BEGIN Source material
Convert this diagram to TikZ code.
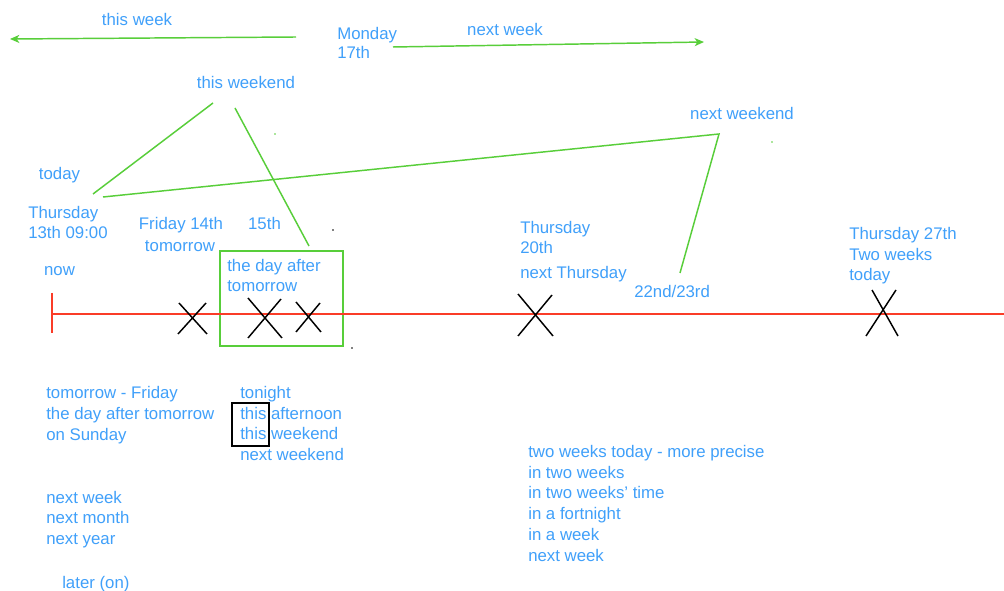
\documentclass[tikz,border=0pt]{standalone}
\usepackage{fontspec}
\setmainfont{Liberation Sans}
\usetikzlibrary{arrows.meta}
\definecolor{txtblue}{RGB}{64,160,250}
\definecolor{lgreen}{RGB}{88,206,58}
\definecolor{tred}{RGB}{250,60,40}
\tikzset{
  lbl/.style={text=txtblue, inner sep=0pt, yshift=-0.75pt, font=\fontsize{12.6pt}{15pt}\selectfont},
  lw/.style={lbl, anchor=base west},
  lc/.style={lbl, anchor=base},
  gline/.style={draw=lgreen, line width=1.1pt},
  garrow/.style={gline, -{Stealth[length=7pt,width=6pt,inset=2pt]}},
  cross/.style={draw=black, line width=1.1pt},
  speck/.style={fill=#1, draw=none}
}
\begin{document}
\begin{tikzpicture}[x=0.75pt,y=-0.75pt]
\useasboundingbox (0,0) rectangle (1004,591);
\fill[white] (0,0) rectangle (1004,591);

% top arrows
\node[lc] (thisweek) at (137,25) {this week};
\node[lw] (mon1) at (337,39) {Monday};
\node[lw] (mon2) at (337,58) {17th};
\node[lc] (nextweek) at (505,35) {next week};
\coordinate (twS) at (296,37);
\coordinate (twE) at (10,39);
\coordinate (nwS) at (393,47);
\coordinate (nwE) at (704,42);
\draw[garrow] (twS) -- (twE);
\draw[garrow] (nwS) -- (nwE);

% weekend labels and lines
\node[lc] (thisweekend) at (246,88) {this weekend};
\node[lc] (nextweekend) at (742,119) {next weekend};
\coordinate (weA) at (213,103);
\coordinate (weB) at (93,194);
\coordinate (weC) at (235,108);
\coordinate (weD) at (309,246);
\coordinate (nwkA) at (103,197);
\coordinate (nwkB) at (719,134);
\coordinate (nwkC) at (680,273);
\draw[gline] (weA) -- (weB);
\draw[gline] (weC) -- (weD);
\draw[gline] (nwkA) -- (nwkB) -- (nwkC);

% specks
\fill[speck=lgreen] (275,134) circle (0.8);
\fill[speck=lgreen] (772,142) circle (0.8);
\fill[speck=black] (333,230) circle (0.9);
\fill[speck=black] (352,348) circle (0.9);

% labels above timeline
\node[lc] (today) at (59.5,179) {today};
\node[lw] (thu1) at (28,218) {Thursday};
\node[lw] (thu2) at (28,238) {13th 09:00};
\node[lc] (fri) at (181,229) {Friday 14th};
\node[lc] (tomorrow) at (180,251) {tomorrow};
\node[lc] (fifteenth) at (264.5,229) {15th};
\node[lc] (now) at (59.5,275) {now};
\node[lw] (dayafter1) at (227,271) {the day after};
\node[lw] (dayafter2) at (227,291) {tomorrow};
\node[draw=lgreen, line width=1.1pt, minimum width=123*0.75pt, minimum height=95*0.75pt, inner sep=0pt] (gbox) at (281.5,298.5) {};
\node[lw] (t20a) at (520,233) {Thursday};
\node[lw] (t20b) at (520,253) {20th};
\node[lw] (nextthu) at (520,278) {next Thursday};
\node[lw] (wk2223) at (634,297) {22nd/23rd};
\node[lw] (t27a) at (849,239) {Thursday 27th};
\node[lw] (t27b) at (849,259.5) {Two weeks};
\node[lw] (t27c) at (849,280) {today};

% timeline
\coordinate (tlS) at (52,314);
\coordinate (tlE) at (1004,314);
\coordinate (tkT) at (52,293);
\coordinate (tkB) at (52,333);
\draw[draw=tred, line width=1.1pt] (tlS) -- (tlE);
\draw[draw=tred, line width=1.1pt] (tkT) -- (tkB);

% crosses
\draw[cross] (179,303) -- (207,334) (178,334) -- (206,303);
\draw[cross] (248,298) -- (282,338) (248,338) -- (281,299);
\draw[cross] (296,302) -- (321,332) (296,332) -- (320,303);
\draw[cross] (518,294) -- (553,336) (518,336) -- (552,295);
\draw[cross] (872,290) -- (898,336) (866,336) -- (896,290);

% left lists
\node[lw] (l1) at (46,398) {tomorrow - Friday};
\node[lw] (l2) at (46,419) {the day after tomorrow};
\node[lw] (l3) at (46,439.5) {on Sunday};
\node[lw] (m1) at (240,398) {tonight};
\node[lw] (m2) at (240,418.5) {this afternoon};
\node[lw] (m3) at (240,439) {this weekend};
\node[lw] (m4) at (240,460) {next weekend};
\node[draw=black, line width=1pt, minimum width=37*0.75pt, minimum height=43*0.75pt, inner sep=0pt] (thisbox) at (250.5,424.5) {};
\node[lw] (n1) at (46,503) {next week};
\node[lw] (n2) at (46,523) {next month};
\node[lw] (n3) at (46,544) {next year};
\node[lw] (later) at (62,588) {later (on)};

% right list
\node[lw] (r1) at (528,457) {two weeks today - more precise};
\node[lw] (r2) at (528,477.5) {in two weeks};
\node[lw] (r3) at (528,498) {in two weeks' time};
\node[lw] (r4) at (528,519) {in a fortnight};
\node[lw] (r5) at (528,540) {in a week};
\node[lw] (r6) at (528,560.5) {next week};
\end{tikzpicture}
\end{document}
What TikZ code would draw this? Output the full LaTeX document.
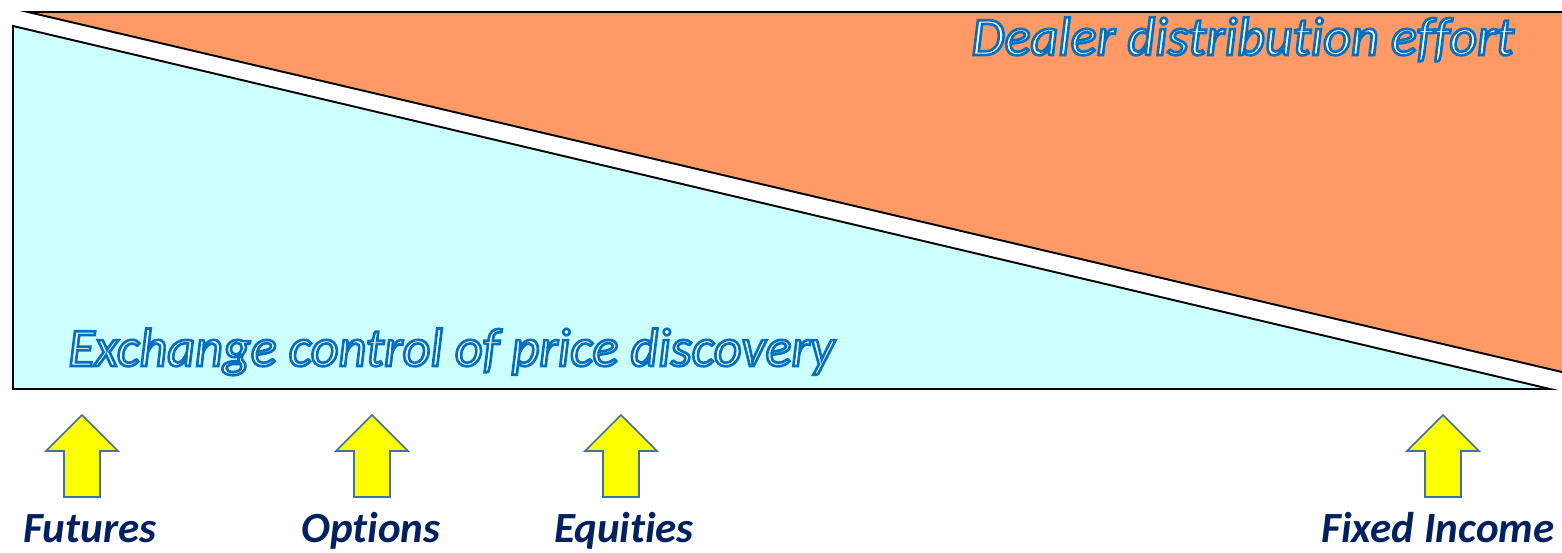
\documentclass[tikz,border=0pt]{standalone}
\usepackage{fontspec}
\setmainfont{Carlito}[Ligatures=NoCommon]
\definecolor{orangefill}{HTML}{FF9966}
\definecolor{cyanfill}{HTML}{CCFFFF}
\definecolor{arrowfill}{HTML}{FFFF00}
\definecolor{arrowline}{HTML}{41719C}
\definecolor{navy}{HTML}{002060}
\newcommand{\outlinetext}[1]{\special{pdf:literal direct 2 Tr 1.5 w 0 0.44 0.75 RG}#1\special{pdf:literal direct 0 Tr}}
\begin{document}
\begin{tikzpicture}[x=0.02cm,y=-0.02cm,
  edge/.style={draw=black,line width=1.1pt},
  outlined/.style={inner sep=0pt,text=white,font=\fontsize{30.8}{34}\selectfont\itshape},
  lbl/.style={inner sep=0pt,text=navy,font=\fontsize{24.5}{28}\selectfont\bfseries\itshape},
  uparr/.pic={\draw[fill=arrowfill,draw=arrowline,line width=0.9pt,line join=miter]
     (0,0) -- (36,36) -- (18,36) -- (18,82) -- (-18,82) -- (-18,36) -- (-36,36) -- cycle;}
]
\useasboundingbox (0,0) rectangle (1562,552);
\begin{scope}
  \clip (0,0) rectangle (1562,552);
  \fill[orangefill] (28,12) -- (1620,12) -- (1620,385.6) -- cycle;
  \draw[edge] (1620,385.6) -- (28,12) -- (1620,12);
\end{scope}
\draw[edge,fill=cyanfill] (13,26) -- (13,389) -- (1550,389) -- cycle;
\node[outlined,anchor=base west] (dealer) at (971,55) {\outlinetext{Dealer distribution effort}};
\node[outlined,anchor=base west] (exch) at (68,366) {\outlinetext{Exchange control of price discovery}};
\pic (a1) at (82,415) {uparr};
\pic (a2) at (372,415) {uparr};
\pic (a3) at (621,415) {uparr};
\pic (a4) at (1443,415) {uparr};
\node[lbl,anchor=base] (fut) at (90,542) {Futures};
\node[lbl,anchor=base] (opt) at (371,542) {Options};
\node[lbl,anchor=base] (equ) at (624,542) {Equities};
\node[lbl,anchor=base] (fix) at (1438,542) {Fixed Income};
\end{tikzpicture}
\end{document}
END Source material
**Description of the task**
Return every line of the records exactly as given, pictures excluded.

**Answer**
Convert this diagram to TikZ code.
\documentclass[tikz,border=0pt]{standalone}
\usepackage{fontspec}
\setmainfont{Liberation Sans}
\usetikzlibrary{arrows.meta}
\definecolor{txtblue}{RGB}{64,160,250}
\definecolor{lgreen}{RGB}{88,206,58}
\definecolor{tred}{RGB}{250,60,40}
\tikzset{
  lbl/.style={text=txtblue, inner sep=0pt, yshift=-0.75pt, font=\fontsize{12.6pt}{15pt}\selectfont},
  lw/.style={lbl, anchor=base west},
  lc/.style={lbl, anchor=base},
  gline/.style={draw=lgreen, line width=1.1pt},
  garrow/.style={gline, -{Stealth[length=7pt,width=6pt,inset=2pt]}},
  cross/.style={draw=black, line width=1.1pt},
  speck/.style={fill=#1, draw=none}
}
\begin{document}
\begin{tikzpicture}[x=0.75pt,y=-0.75pt]
\useasboundingbox (0,0) rectangle (1004,591);
\fill[white] (0,0) rectangle (1004,591);

% top arrows
\node[lc] (thisweek) at (137,25) {this week};
\node[lw] (mon1) at (337,39) {Monday};
\node[lw] (mon2) at (337,58) {17th};
\node[lc] (nextweek) at (505,35) {next week};
\coordinate (twS) at (296,37);
\coordinate (twE) at (10,39);
\coordinate (nwS) at (393,47);
\coordinate (nwE) at (704,42);
\draw[garrow] (twS) -- (twE);
\draw[garrow] (nwS) -- (nwE);

% weekend labels and lines
\node[lc] (thisweekend) at (246,88) {this weekend};
\node[lc] (nextweekend) at (742,119) {next weekend};
\coordinate (weA) at (213,103);
\coordinate (weB) at (93,194);
\coordinate (weC) at (235,108);
\coordinate (weD) at (309,246);
\coordinate (nwkA) at (103,197);
\coordinate (nwkB) at (719,134);
\coordinate (nwkC) at (680,273);
\draw[gline] (weA) -- (weB);
\draw[gline] (weC) -- (weD);
\draw[gline] (nwkA) -- (nwkB) -- (nwkC);

% specks
\fill[speck=lgreen] (275,134) circle (0.8);
\fill[speck=lgreen] (772,142) circle (0.8);
\fill[speck=black] (333,230) circle (0.9);
\fill[speck=black] (352,348) circle (0.9);

% labels above timeline
\node[lc] (today) at (59.5,179) {today};
\node[lw] (thu1) at (28,218) {Thursday};
\node[lw] (thu2) at (28,238) {13th 09:00};
\node[lc] (fri) at (181,229) {Friday 14th};
\node[lc] (tomorrow) at (180,251) {tomorrow};
\node[lc] (fifteenth) at (264.5,229) {15th};
\node[lc] (now) at (59.5,275) {now};
\node[lw] (dayafter1) at (227,271) {the day after};
\node[lw] (dayafter2) at (227,291) {tomorrow};
\node[draw=lgreen, line width=1.1pt, minimum width=123*0.75pt, minimum height=95*0.75pt, inner sep=0pt] (gbox) at (281.5,298.5) {};
\node[lw] (t20a) at (520,233) {Thursday};
\node[lw] (t20b) at (520,253) {20th};
\node[lw] (nextthu) at (520,278) {next Thursday};
\node[lw] (wk2223) at (634,297) {22nd/23rd};
\node[lw] (t27a) at (849,239) {Thursday 27th};
\node[lw] (t27b) at (849,259.5) {Two weeks};
\node[lw] (t27c) at (849,280) {today};

% timeline
\coordinate (tlS) at (52,314);
\coordinate (tlE) at (1004,314);
\coordinate (tkT) at (52,293);
\coordinate (tkB) at (52,333);
\draw[draw=tred, line width=1.1pt] (tlS) -- (tlE);
\draw[draw=tred, line width=1.1pt] (tkT) -- (tkB);

% crosses
\draw[cross] (179,303) -- (207,334) (178,334) -- (206,303);
\draw[cross] (248,298) -- (282,338) (248,338) -- (281,299);
\draw[cross] (296,302) -- (321,332) (296,332) -- (320,303);
\draw[cross] (518,294) -- (553,336) (518,336) -- (552,295);
\draw[cross] (872,290) -- (898,336) (866,336) -- (896,290);

% left lists
\node[lw] (l1) at (46,398) {tomorrow - Friday};
\node[lw] (l2) at (46,419) {the day after tomorrow};
\node[lw] (l3) at (46,439.5) {on Sunday};
\node[lw] (m1) at (240,398) {tonight};
\node[lw] (m2) at (240,418.5) {this afternoon};
\node[lw] (m3) at (240,439) {this weekend};
\node[lw] (m4) at (240,460) {next weekend};
\node[draw=black, line width=1pt, minimum width=37*0.75pt, minimum height=43*0.75pt, inner sep=0pt] (thisbox) at (250.5,424.5) {};
\node[lw] (n1) at (46,503) {next week};
\node[lw] (n2) at (46,523) {next month};
\node[lw] (n3) at (46,544) {next year};
\node[lw] (later) at (62,588) {later (on)};

% right list
\node[lw] (r1) at (528,457) {two weeks today - more precise};
\node[lw] (r2) at (528,477.5) {in two weeks};
\node[lw] (r3) at (528,498) {in two weeks' time};
\node[lw] (r4) at (528,519) {in a fortnight};
\node[lw] (r5) at (528,540) {in a week};
\node[lw] (r6) at (528,560.5) {next week};
\end{tikzpicture}
\end{document}
What TikZ code would draw this? Output the full LaTeX document.
\documentclass[tikz,border=0pt]{standalone}
\usepackage{fontspec}
\setmainfont{Carlito}[Ligatures=NoCommon]
\definecolor{orangefill}{HTML}{FF9966}
\definecolor{cyanfill}{HTML}{CCFFFF}
\definecolor{arrowfill}{HTML}{FFFF00}
\definecolor{arrowline}{HTML}{41719C}
\definecolor{navy}{HTML}{002060}
\newcommand{\outlinetext}[1]{\special{pdf:literal direct 2 Tr 1.5 w 0 0.44 0.75 RG}#1\special{pdf:literal direct 0 Tr}}
\begin{document}
\begin{tikzpicture}[x=0.02cm,y=-0.02cm,
  edge/.style={draw=black,line width=1.1pt},
  outlined/.style={inner sep=0pt,text=white,font=\fontsize{30.8}{34}\selectfont\itshape},
  lbl/.style={inner sep=0pt,text=navy,font=\fontsize{24.5}{28}\selectfont\bfseries\itshape},
  uparr/.pic={\draw[fill=arrowfill,draw=arrowline,line width=0.9pt,line join=miter]
     (0,0) -- (36,36) -- (18,36) -- (18,82) -- (-18,82) -- (-18,36) -- (-36,36) -- cycle;}
]
\useasboundingbox (0,0) rectangle (1562,552);
\begin{scope}
  \clip (0,0) rectangle (1562,552);
  \fill[orangefill] (28,12) -- (1620,12) -- (1620,385.6) -- cycle;
  \draw[edge] (1620,385.6) -- (28,12) -- (1620,12);
\end{scope}
\draw[edge,fill=cyanfill] (13,26) -- (13,389) -- (1550,389) -- cycle;
\node[outlined,anchor=base west] (dealer) at (971,55) {\outlinetext{Dealer distribution effort}};
\node[outlined,anchor=base west] (exch) at (68,366) {\outlinetext{Exchange control of price discovery}};
\pic (a1) at (82,415) {uparr};
\pic (a2) at (372,415) {uparr};
\pic (a3) at (621,415) {uparr};
\pic (a4) at (1443,415) {uparr};
\node[lbl,anchor=base] (fut) at (90,542) {Futures};
\node[lbl,anchor=base] (opt) at (371,542) {Options};
\node[lbl,anchor=base] (equ) at (624,542) {Equities};
\node[lbl,anchor=base] (fix) at (1438,542) {Fixed Income};
\end{tikzpicture}
\end{document}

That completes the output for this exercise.